Мы шли в оперу всегда одним и тем же путем: через Кривоколенный на улицу Кирова [4] , затем на Лубянскую площадь и вниз к Театральной. До Лубянской площади мы принадлежали городской обыденности и как-то не очень верили, что окажемся в нашем волшебном царстве. От угла, где ныне магазин «Детский мир», открывался провал, дно которого – Театральная площадь; там был иной воздух, иные огни, иная жизнь. И каким глубоким казался этот провал! Кружило голову, хотелось зацепиться за стены, иначе сорвешься и полетишь кувырком в бездну.
4
Сейчас – Мясницкая улица.
Еще не наступил вечер, и свет рано зажегшихся фонарей лишь подкрашивал изнутри матовые колпаки бледным золотом, не изливаясь в лиловатый прозрачный свет воздуха. С каждым опадающим под гору шагом замирало сердце, разговоры смолкали, мы бережно несли себя к чуду, молясь в душе, чтоб оно свершилось.
Мы шли в театр при полном параде.
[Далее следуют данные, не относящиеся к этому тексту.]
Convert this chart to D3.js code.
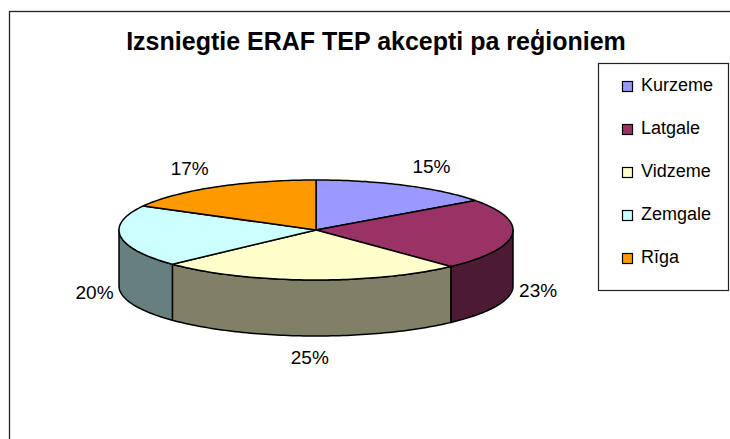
<!DOCTYPE html>
<html><head><meta charset="utf-8">
<script src="https://cdn.jsdelivr.net/npm/d3@7"></script>
<style>html,body{margin:0;padding:0;background:#fff;}svg{display:block;}</style>
</head><body>
<svg id="c" width="730" height="439"></svg>
<script>
const categories = ["Kurzeme", "Latgale", "Vidzeme", "Zemgale", "Rīga"];
const values = [15, 23, 25, 20, 17];
const labels = ["15%", "23%", "25%", "20%", "17%"];
const topColors = ["#9999FF", "#993366", "#FFFFCC", "#CCFFFF", "#FF9900"];
const sideColors = ["#4D4D80", "#4D1A33", "#808066", "#668080", "#804D00"];
const titleText = "Izsniegtie ERAF TEP akcepti pa reģioniem";

const svg = d3.select("#c");
const font = "Liberation Sans, Arial, sans-serif";

// frame
svg.append("rect").attr("x", 9.5).attr("y", 11.5).attr("width", 740).attr("height", 460)
  .attr("fill", "#fff").attr("stroke", "#222").attr("stroke-width", 1.3);

svg.append("text").attr("x", 376).attr("y", 50).attr("text-anchor", "middle")
  .attr("font-family", font).attr("font-weight", "bold").attr("font-size", 25)
  .text(titleText);

const cx = 316, cy = 230, rx = 197, ry = 50, depth = 56;
const pie = d3.pie().sort(null).value(d => d)(values);
const P = (t, dy = 0) => [cx + rx * Math.sin(t), cy - ry * Math.cos(t) + dy];
function arcPts(a0, a1, dy) {
  const n = Math.max(2, Math.ceil(Math.abs(a1 - a0) / 0.02));
  return d3.range(n + 1).map(i => P(a0 + (a1 - a0) * i / n, dy));
}
const line = d3.line();
const g = svg.append("g");
const H0 = Math.PI / 2, H1 = 3 * Math.PI / 2;

// sides
pie.forEach((s, i) => {
  const a0 = Math.max(s.startAngle, H0), a1 = Math.min(s.endAngle, H1);
  if (a1 <= a0) return;
  const pts = arcPts(a0, a1, 0).concat(arcPts(a1, a0, depth));
  g.append("path").attr("d", line(pts) + "Z").attr("fill", sideColors[i])
    .attr("stroke", "#000").attr("stroke-width", 1.5).attr("stroke-linejoin", "round");
});
// tops
pie.forEach((s, i) => {
  const pts = [[cx, cy]].concat(arcPts(s.startAngle, s.endAngle, 0));
  g.append("path").attr("d", line(pts) + "Z").attr("fill", topColors[i])
    .attr("stroke", "#000").attr("stroke-width", 1.5).attr("stroke-linejoin", "round");
});

// labels
pie.forEach((s, i) => {
  const t = (s.startAngle + s.endAngle) / 2;
  const hasSide = Math.min(s.endAngle, H1) > Math.max(s.startAngle, H0);
  const base = P(t, hasSide ? depth : 0);
  const sn = Math.sin(t), cs = Math.cos(t);
  const dx = Math.abs(sn) > 0.3 ? 26 * Math.sign(sn) : 0;
  const dy = cs > 0.3 ? -19 : (cs < -0.3 ? 21 : 0);
  svg.append("text").attr("x", base[0] + dx).attr("y", base[1] + dy)
    .attr("dy", "0.35em").attr("text-anchor", "middle")
    .attr("font-family", font).attr("font-size", 19).attr("fill", "#000")
    .text(labels[i]);
});

// legend
svg.append("rect").attr("x", 598.5).attr("y", 63.5).attr("width", 130).attr("height", 227)
  .attr("fill", "#fff").attr("stroke", "#222").attr("stroke-width", 1.2);
const ly = d3.scalePoint().domain(categories).range([91, 263]);
categories.forEach((c, i) => {
  svg.append("rect").attr("x", 622.5).attr("y", ly(c) - 9.5).attr("width", 10).attr("height", 10)
    .attr("fill", topColors[i]).attr("stroke", "#000").attr("stroke-width", 1.2);
  svg.append("text").attr("x", 641).attr("y", ly(c)).attr("font-family", font)
    .attr("font-size", 18).text(c);
});
</script>
</body></html>
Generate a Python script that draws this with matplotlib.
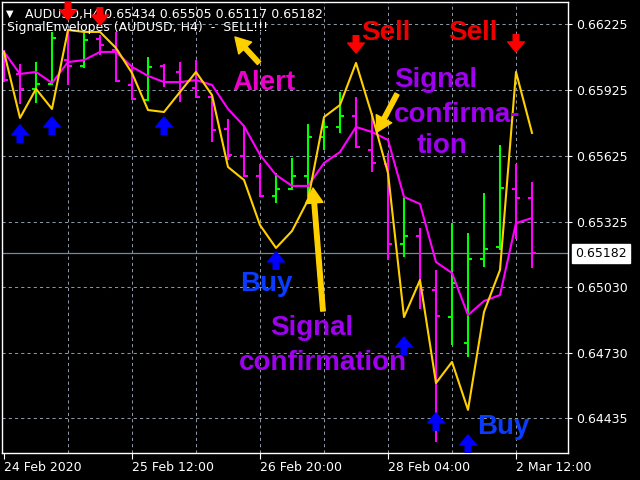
import numpy as np
import matplotlib
matplotlib.use('Agg')
import matplotlib.pyplot as plt

# AUDUSD H4 bars, index 0 is the leftmost visible bar
bar_open = [0.66084, 0.65998, 0.65930, 0.65952, 0.66061, 0.66034, 0.66157, 0.66107, 0.65948, 0.65880,
            0.66034, 0.66007, 0.65934, 0.65893, 0.65748, 0.65625, 0.65534, 0.65443, 0.65475, 0.65534,
            0.65711, 0.65757, 0.65807, 0.65652, 0.65589, 0.65225, 0.65261, 0.65016, 0.64893, 0.64775,
            0.65157, 0.65211, 0.65475, 0.65434]
bar_high = [0.66107, 0.66043, 0.66052, 0.66189, 0.66202, 0.66184, 0.66175, 0.66189, 0.66025, 0.66075,
            0.66043, 0.66052, 0.66061, 0.65893, 0.65793, 0.65766, 0.65589, 0.65548, 0.65616, 0.65770,
            0.65780, 0.65916, 0.65893, 0.65820, 0.65639, 0.65434, 0.65298, 0.65107, 0.65320, 0.65275,
            0.65457, 0.65675, 0.65589, 0.65505]
bar_low = [0.65961, 0.65861, 0.65866, 0.65948, 0.65948, 0.66025, 0.66084, 0.65961, 0.65880, 0.65875,
           0.65939, 0.65870, 0.65889, 0.65689, 0.65607, 0.65530, 0.65439, 0.65411, 0.65470, 0.65439,
           0.65652, 0.65730, 0.65661, 0.65552, 0.65152, 0.65166, 0.64930, 0.64325, 0.64766, 0.64711,
           0.65121, 0.65198, 0.65248, 0.65117]
bar_close = [0.65970, 0.65930, 0.65952, 0.66161, 0.66034, 0.66152, 0.66130, 0.65966, 0.65884, 0.66030,
             0.65961, 0.65961, 0.65893, 0.65743, 0.65630, 0.65534, 0.65443, 0.65475, 0.65534, 0.65711,
             0.65757, 0.65807, 0.65666, 0.65593, 0.65225, 0.65261, 0.65016, 0.64898, 0.65048, 0.65157,
             0.65202, 0.65480, 0.65434, 0.65182]

# indicator lines
fast_line = [0.66098, 0.65798, 0.65930, 0.65839, 0.66198, 0.66189, 0.66189, 0.66116, 0.66002, 0.65834,
             0.65825, 0.65916, 0.66007, 0.65902, 0.65575, 0.65516, 0.65311, 0.65207, 0.65284, 0.65425,
             0.65802, 0.65857, 0.66048, 0.65811, 0.65548, 0.64893, 0.65061, 0.64593, 0.64689, 0.64471,
             0.64916, 0.65107, 0.66007, 0.65730]
slow_line = [0.66098, 0.65998, 0.66007, 0.65957, 0.66052, 0.66061, 0.66098, 0.66098, 0.66030, 0.65989,
             0.65961, 0.65961, 0.65970, 0.65948, 0.65839, 0.65761, 0.65630, 0.65539, 0.65489, 0.65489,
             0.65593, 0.65643, 0.65757, 0.65734, 0.65698, 0.65439, 0.65407, 0.65143, 0.65093, 0.64902,
             0.64966, 0.64993, 0.65320, 0.65343]

# signal arrows (tip level)
buy_bars = [1, 3, 10, 17, 25, 27, 29]
buy_levels = [0.65766, 0.65802, 0.65802, 0.65189, 0.64802, 0.64457, 0.64357]
sell_bars = [4, 6, 22, 32]
sell_levels = [0.66243, 0.66220, 0.66093, 0.66098]

time_pos = [0, 8, 16, 24, 32]
time_labels = ['24 Feb 2020', '25 Feb 12:00', '26 Feb 20:00', '28 Feb 04:00', '2 Mar 12:00']
price_ticks = [0.66225, 0.65925, 0.65625, 0.65325, 0.65030, 0.64730, 0.64435]
last_price = 0.65182

GRID = '#8a96a3'
YELLOW = '#ffd000'
BOLD = dict(family=['Liberation Sans', 'DejaVu Sans'], weight='bold', fontsize=20)

fig = plt.figure(figsize=(6.4, 4.8), dpi=100, facecolor='black')
ax = fig.add_axes([2 / 640, 27 / 480, 566 / 640, 451 / 480], facecolor='black')

x = np.arange(len(bar_open))
up = np.array(bar_close) >= np.array(bar_open)
colors = np.where(up, '#00ff00', '#ff00ff')

# grid
for p in price_ticks:
    ax.axhline(p, color=GRID, lw=0.75, ls=(0, (3, 3)), zorder=0)
for i in range(4, 36, 4):
    ax.axvline(i, color=GRID, lw=0.75, ls=(0, (3, 3)), zorder=0)
ax.axhline(last_price, color='#778899', lw=0.9, zorder=0.5)

# OHLC bars
ax.vlines(x, bar_low, bar_high, colors=colors, lw=1.5, zorder=2)
ax.hlines(bar_open, x - 0.28, x, colors=colors, lw=1.5, zorder=2)
ax.hlines(bar_close, x, x + 0.28, colors=colors, lw=1.5, zorder=2)

ax.plot(x, slow_line, color='#ff00ff', lw=1.5, zorder=3)
ax.plot(x, fast_line, color=YELLOW, lw=1.5, zorder=3)

arrow_style = 'simple,head_length=0.6,head_width=1.0,tail_width=0.34'
for b, lvl in zip(buy_bars, buy_levels):
    ax.annotate('', xy=(b, lvl), xytext=(0, -12.5), textcoords='offset points',
                arrowprops=dict(arrowstyle=arrow_style, color='#0000ff', mutation_scale=12,
                                shrinkA=0, shrinkB=0), zorder=5, annotation_clip=False)
for b, lvl in zip(sell_bars, sell_levels):
    ax.annotate('', xy=(b, lvl), xytext=(0, 12.5), textcoords='offset points',
                arrowprops=dict(arrowstyle=arrow_style, color='#ff0000', mutation_scale=12,
                                shrinkA=0, shrinkB=0), zorder=5, annotation_clip=False)

ax.set_xlim(-0.125, 35.25)
ax.set_ylim(0.64275, 0.66325)

for s in ax.spines.values():
    s.set_color('white')
    s.set_linewidth(1.0)

ax.yaxis.tick_right()
ax.set_yticks(price_ticks)
ax.set_yticklabels([f'{p:.5f}' for p in price_ticks])
ax.tick_params(axis='y', colors='white', labelsize=9, length=3, width=0.8, pad=3)
ax.set_xticks(time_pos)
ax.set_xticklabels(time_labels)
ax.tick_params(axis='x', colors='white', labelsize=9, length=4, width=0.8, pad=2)
for lbl in ax.get_xticklabels():
    lbl.set_ha('left')

# current price box
ax.annotate(f'{last_price:.5f}', xy=(1, last_price), xycoords=ax.get_yaxis_transform(),
            xytext=(5, 0), textcoords='offset points', color='black', fontsize=9,
            va='center', ha='left', annotation_clip=False,
            bbox=dict(boxstyle='square,pad=0.25', fc='white', ec='white'))

# header
ax.text(6 / 640, 1 - 17 / 480, '\u25bc', color='white', fontsize=7, transform=fig.transFigure,
        va='baseline', zorder=4)
ax.text(25 / 640, 1 - 18 / 480,
        f'AUDUSD,H4 {bar_open[-1]:.5f} {bar_high[-1]:.5f} {bar_low[-1]:.5f} {bar_close[-1]:.5f}',
        color='white', fontsize=9, transform=fig.transFigure, va='baseline', zorder=4)
ax.text(7 / 640, 1 - 31 / 480, 'SignalEnvelopes (AUDUSD, H4)  -  SELL!!!', color='white',
        fontsize=9, transform=fig.transFigure, va='baseline', zorder=4)


def label(px, py, s, color):
    ax.annotate(s, xy=(px, 480 - py), xycoords='figure pixels', ha='center', va='baseline',
                color=color, zorder=6, annotation_clip=False, **BOLD)


def pointer(head, tail):
    ax.annotate('', xy=(head[0], 480 - head[1]), xycoords='figure pixels',
                xytext=(tail[0], 480 - tail[1]), textcoords='figure pixels',
                arrowprops=dict(arrowstyle='simple,head_length=0.9,head_width=1.05,tail_width=0.27',
                                color=YELLOW, mutation_scale=12, shrinkA=0, shrinkB=0),
                zorder=6, annotation_clip=False)


label(264, 90, 'Alert', '#ee00cc')
label(386, 40, 'Sell', '#ee0000')
label(473, 40, 'Sell', '#ee0000')
label(436, 87, 'Signal', '#a000f0')
label(457, 122, 'confirma-', '#a000f0')
label(442, 153, 'tion', '#a000f0')
label(312, 335, 'Signal', '#a000f0')
label(323, 370, 'confirmation', '#a000f0')
label(266, 291, 'Buy', '#0a3cff')
label(503, 434, 'Buy', '#0a3cff')

pointer((235, 37), (259, 63))
pointer((377, 132), (397, 94))
pointer((313, 188), (323, 311))

fig.savefig('out.png', dpi=100, facecolor='black')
Наиболее выдержанно одевался Толька Симаков: синий шевиотовый [5] костюм-тройка, розовая сорочка, галстук в горошек и черные туфли на резине. Данилыч ничего не жалел для пасынка. По-настоящему же хорошо одет был Павлик. Его дядя, известный химик, привез ему из-за границы изумительный пуловер, фисташкового цвета рубашку, в тон ей галстук и серые гетры. Грубошерстные мосторговские брюки [6] , тщательно отутюженные, не портили ансамбля. Пройдут годы и годы, и безмерно вытянувшийся Павлик будет щеголять все в том же штопаном-перештопаном пуловере, застиранной, потерявшей цвет рубашке, омахрившемся галстуке и неистлевающих гетрах. Знаменитый дядя то ли больше не ездил за границу, то ли охладел к племяннику. Уходя на войну, Павлик подарит галстук Тольке, а гетры – мне.
5
Ш е в и о т о в ы й – сшитый из шевиота, легкой шерстяной ткани.
6
М о с т о р г о в с к и е брюки – брюки, купленные в Мосторге.
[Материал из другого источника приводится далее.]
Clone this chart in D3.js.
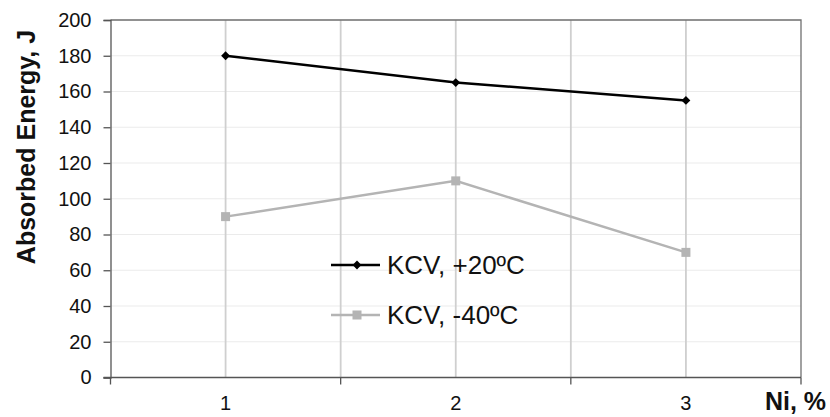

Мы со Славой Зубковым одеты на одном уровне: оба в перешитых отцовских толстовках, жестких, кусающихся брюках, брезентовой обуви и черных «бабочках». На вечерние спектакли дети до шестнадцати лет не допускались, и нам надо было за счет внешнего облика «добрать» недостающие два года. Маленький Симаков в своей тройке сходил за взрослого лилипута, высокий «заграничный» Павлик не вызывал сомнений, нам же с Зубковым оставалось надеяться на экстравагантную «бабочку», столь любезную старым академикам, метрдотелям и нищим скрипачам в Столешниковом переулке.
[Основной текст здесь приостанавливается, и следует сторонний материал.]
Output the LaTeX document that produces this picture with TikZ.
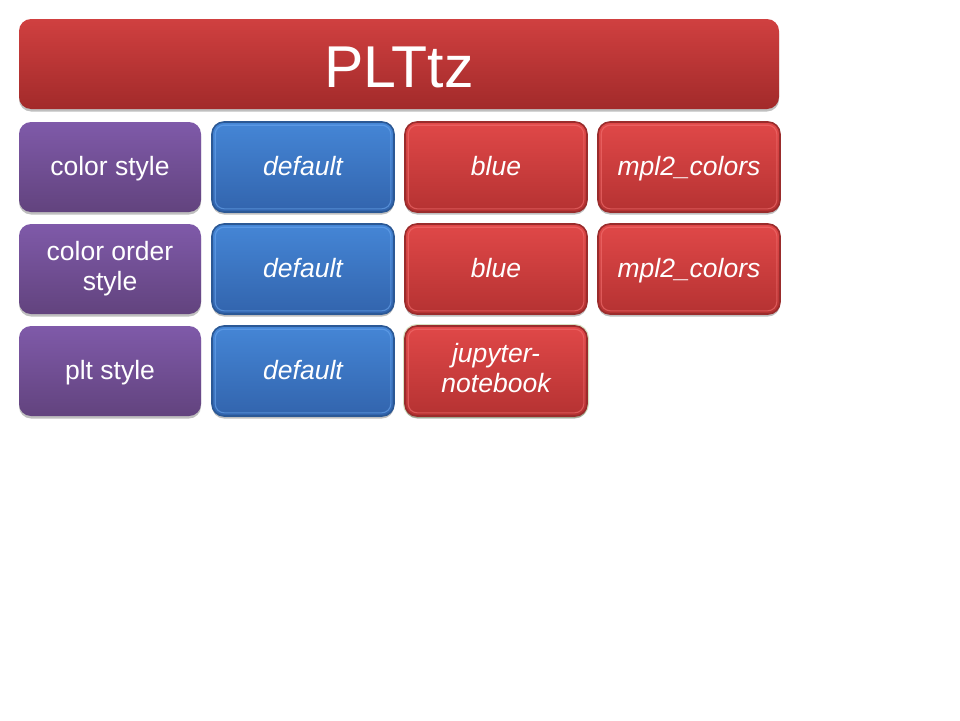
\documentclass[tikz,border=0pt]{standalone}
\usepackage{fontspec}
\setmainfont{Liberation Sans}
\usetikzlibrary{shadows}
\definecolor{titT}{HTML}{D04040}
\definecolor{titB}{HTML}{A22A2A}
\definecolor{purpT}{HTML}{7F5AA9}
\definecolor{purpB}{HTML}{62437E}
\definecolor{blueT}{HTML}{4586D6}
\definecolor{blueB}{HTML}{3264AD}
\definecolor{blueE}{HTML}{2B5895}
\definecolor{blueL}{HTML}{6AA6EE}
\definecolor{redT}{HTML}{E04848}
\definecolor{redB}{HTML}{B53232}
\definecolor{redE}{HTML}{9A2C2C}
\definecolor{redL}{HTML}{F27070}
\definecolor{glow}{HTML}{D5E2C4}
\begin{document}
\begin{tikzpicture}[x=1pt,y=-1pt,
  base/.style={rectangle, rounded corners=12pt, minimum width=182pt, minimum height=90pt,
    inner sep=2pt, text=white, align=center, font=\fontsize{26.5}{30}\selectfont,
    drop shadow={shadow xshift=0pt, shadow yshift=-2.5pt, opacity=0.25, fill=black}},
  oneline/.style={text height=23pt, text depth=7pt},
  hdr/.style={base, top color=purpT, bottom color=purpB},
  bluebtn/.style={base, top color=blueT, bottom color=blueB, draw=blueE, line width=1.6pt,
    font=\fontsize{26.5}{30}\selectfont\itshape},
  redbtn/.style={base, top color=redT, bottom color=redB, draw=redE, line width=1.6pt,
    font=\fontsize{26.5}{30}\selectfont\itshape},
  titlebox/.style={base, minimum width=760pt, top color=titT, bottom color=titB,
    font=\fontsize{59}{66}\selectfont, text height=50pt, text depth=4pt},
  ring/.style={rounded corners=9pt, line width=1.1pt, opacity=0.6}
]
\useasboundingbox[fill=white] (0,0) rectangle (960,720);

\node[titlebox] (title) at (399,64) {PLTtz};

\node[hdr, oneline] (h1) at (110,167) {color style};
\node[hdr] (h2) at (110,269) {color order\\style};
\node[hdr, oneline] (h3) at (110,371) {plt style};

\draw[glow, line width=2pt, rounded corners=13pt] (404,325) rectangle (588,417);

\node[bluebtn, oneline] (b1) at (303,167) {default};
\node[bluebtn, oneline] (b2) at (303,269) {default};
\node[bluebtn, oneline] (b3) at (303,371) {default};

\node[redbtn, oneline] (r1) at (496,167) {blue};
\node[redbtn, oneline] (r2) at (496,269) {blue};
\node[redbtn] (r3) at (496,371) {jupyter-\\notebook\vphantom{y}};
\node[redbtn, oneline] (m1) at (689,167) {mpl2\_colors};
\node[redbtn, oneline] (m2) at (689,269) {mpl2\_colors};

\foreach \n in {b1,b2,b3}
  \draw[ring, draw=blueL] ([shift={(4pt,-4pt)}]\n.north west) rectangle ([shift={(-4pt,4pt)}]\n.south east);
\foreach \n in {r1,r2,r3,m1,m2}
  \draw[ring, draw=redL] ([shift={(4pt,-4pt)}]\n.north west) rectangle ([shift={(-4pt,4pt)}]\n.south east);
\end{tikzpicture}
\end{document}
В полубреду пересекали мы Театральную площадь, огибали Большой театр и мимо артистического входа, возле которого толпились поклонники отечественных Орфеев, выходили к скромному подъезду филиала. И тут совершалась метаморфоза. Исчезали чинные мальчики, и вместо них в толпу, осаждающую вход, втискивалось четверо пройдох, нахальных и трусящих, равно готовых к отпору и бегству. Мы ходили в театр без билетов, как тогда говорили, «на протырку». Билеты стоили дорого, нам таких денег в семье не давали. Конечно, раза два-три в год мы попадали в оперу законным путем: в дни школьных каникул непременно устраивался поход в Большой театр по удешевленным ценам; ну и, конечно, разок можно было разорить родителей. Но разве это утоляло наш музыкальный голод? Мы ходили в оперу почти каждый день, предпочитая филиал основной сцене еще и потому, что там был не столь жесткий контроль.